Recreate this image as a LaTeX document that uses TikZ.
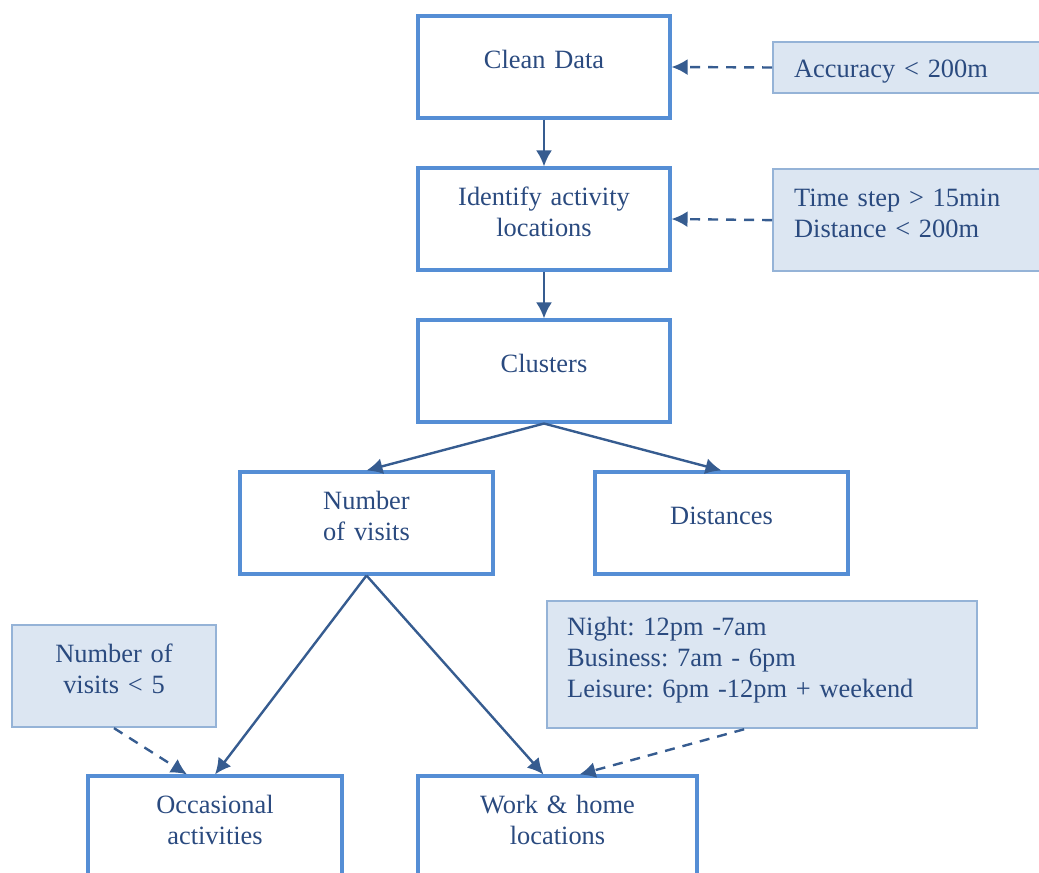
\documentclass[tikz,border=0pt]{standalone}
\usepackage{fontspec}
\setmainfont{Liberation Serif}
\frenchspacing
\usetikzlibrary{arrows.meta}
\definecolor{boxblue}{HTML}{558ED5}
\definecolor{condline}{HTML}{95B3D7}
\definecolor{condfill}{HTML}{DCE6F2}
\definecolor{txtblue}{HTML}{2A4A7F}
\definecolor{lineblue}{HTML}{365C90}
\newcommand\upstrut{\rule{0pt}{17pt}}
\newcommand\dnstrut{\rule[-14.5pt]{0pt}{0pt}}
\begin{document}
\begin{tikzpicture}[x=0.75pt,y=-0.75pt,
    every node/.style={text=txtblue,font=\fontsize{19.8}{23.3}\selectfont,inner ysep=0pt},
    padded/.style={execute at begin node=\upstrut,execute at end node=\dnstrut},
    stage/.style={draw=boxblue,line width=2.3pt,text width=#1,align=center,
        inner xsep=0pt,minimum height=76.5pt,padded},
    stage/.default=189pt,
    cond/.style={draw=condline,line width=1.7pt,fill=condfill},
    flow/.style={draw=lineblue,line width=1.8pt,-{Latex[length=12pt,width=12pt]}},
    hint/.style={flow,dash pattern=on 7.5pt off 6pt}]
    \useasboundingbox (0,0) rectangle (1039,873);
    \clip (0,0) rectangle (1039,873);
    % main chain
    \node[stage] (clean) at (544,67) {Clean Data};
    \node[stage] (ident) at (544,219) {Identify activity\\locations};
    \node[stage] (clusters) at (544,371) {Clusters};
    \node[stage=189.75pt] (visits) at (366.5,523) {Number\\of visits};
    \node[stage=189.75pt] (dist) at (721.5,523) {Distances};
    \node[stage=190.5pt] (occas) at (215,827) {Occasional\\activities};
    \node[stage=209.25pt] (work) at (557.5,827) {Work \& home\\locations};
    % conditions
    \node[cond,anchor=west,align=left,inner xsep=15.75pt,text width=173.25pt,
        minimum height=38.25pt,execute at begin node={\rule{0pt}{19.5pt}}] (acc) at (772,67.5)
        {Accuracy < 200m};
    \node[cond,padded,anchor=north west,align=left,inner xsep=15.75pt,text width=173.25pt,
        minimum height=76.5pt] (tstep) at (772,168) {Time step > 15min\\Distance < 200m};
    \node[cond,padded,align=center,inner xsep=0pt,text width=153pt,
        minimum height=76.5pt] (few) at (114,676) {Number of\\visits < 5};
    \node[cond,padded,anchor=north west,align=left,inner xsep=15pt,text width=292.5pt,
        minimum height=95.25pt] (night) at (546,600)
        {Night: 12pm -7am\\Business: 7am - 6pm\\Leisure: 6pm -12pm + weekend};
    % connectors
    \draw[flow] (clean) -- (ident);
    \draw[flow] (ident) -- (clusters);
    \draw[flow] (clusters.south) -- (visits.north);
    \draw[flow] (clusters.south) -- (dist.north);
    \draw[flow] (visits.south) -- (occas.north);
    \draw[flow] (visits.south) -- ([xshift=-10.5pt]work.north);
    \draw[hint] (acc.west) -- (clean.east);
    \draw[hint] (tstep.west) -- (ident.east);
    \draw[hint] (few.south) -- ([xshift=-21pt]occas.north);
    \draw[hint] ([xshift=-13.5pt]night.south) -- ([xshift=16.5pt]work.north);
\end{tikzpicture}
\end{document}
· · · ·
**AIM OF THE TASK:**
Output an exact copy of the material, with the pictures removed.

**THE RESPONSE:**
Recreate this image as a LaTeX document that uses TikZ.
\documentclass[tikz,border=0pt]{standalone}
\usepackage{fontspec}
\setmainfont{Liberation Serif}
\frenchspacing
\usetikzlibrary{arrows.meta}
\definecolor{boxblue}{HTML}{558ED5}
\definecolor{condline}{HTML}{95B3D7}
\definecolor{condfill}{HTML}{DCE6F2}
\definecolor{txtblue}{HTML}{2A4A7F}
\definecolor{lineblue}{HTML}{365C90}
\newcommand\upstrut{\rule{0pt}{17pt}}
\newcommand\dnstrut{\rule[-14.5pt]{0pt}{0pt}}
\begin{document}
\begin{tikzpicture}[x=0.75pt,y=-0.75pt,
    every node/.style={text=txtblue,font=\fontsize{19.8}{23.3}\selectfont,inner ysep=0pt},
    padded/.style={execute at begin node=\upstrut,execute at end node=\dnstrut},
    stage/.style={draw=boxblue,line width=2.3pt,text width=#1,align=center,
        inner xsep=0pt,minimum height=76.5pt,padded},
    stage/.default=189pt,
    cond/.style={draw=condline,line width=1.7pt,fill=condfill},
    flow/.style={draw=lineblue,line width=1.8pt,-{Latex[length=12pt,width=12pt]}},
    hint/.style={flow,dash pattern=on 7.5pt off 6pt}]
    \useasboundingbox (0,0) rectangle (1039,873);
    \clip (0,0) rectangle (1039,873);
    % main chain
    \node[stage] (clean) at (544,67) {Clean Data};
    \node[stage] (ident) at (544,219) {Identify activity\\locations};
    \node[stage] (clusters) at (544,371) {Clusters};
    \node[stage=189.75pt] (visits) at (366.5,523) {Number\\of visits};
    \node[stage=189.75pt] (dist) at (721.5,523) {Distances};
    \node[stage=190.5pt] (occas) at (215,827) {Occasional\\activities};
    \node[stage=209.25pt] (work) at (557.5,827) {Work \& home\\locations};
    % conditions
    \node[cond,anchor=west,align=left,inner xsep=15.75pt,text width=173.25pt,
        minimum height=38.25pt,execute at begin node={\rule{0pt}{19.5pt}}] (acc) at (772,67.5)
        {Accuracy < 200m};
    \node[cond,padded,anchor=north west,align=left,inner xsep=15.75pt,text width=173.25pt,
        minimum height=76.5pt] (tstep) at (772,168) {Time step > 15min\\Distance < 200m};
    \node[cond,padded,align=center,inner xsep=0pt,text width=153pt,
        minimum height=76.5pt] (few) at (114,676) {Number of\\visits < 5};
    \node[cond,padded,anchor=north west,align=left,inner xsep=15pt,text width=292.5pt,
        minimum height=95.25pt] (night) at (546,600)
        {Night: 12pm -7am\\Business: 7am - 6pm\\Leisure: 6pm -12pm + weekend};
    % connectors
    \draw[flow] (clean) -- (ident);
    \draw[flow] (ident) -- (clusters);
    \draw[flow] (clusters.south) -- (visits.north);
    \draw[flow] (clusters.south) -- (dist.north);
    \draw[flow] (visits.south) -- (occas.north);
    \draw[flow] (visits.south) -- ([xshift=-10.5pt]work.north);
    \draw[hint] (acc.west) -- (clean.east);
    \draw[hint] (tstep.west) -- (ident.east);
    \draw[hint] (few.south) -- ([xshift=-21pt]occas.north);
    \draw[hint] ([xshift=-13.5pt]night.south) -- ([xshift=16.5pt]work.north);
\end{tikzpicture}
\end{document}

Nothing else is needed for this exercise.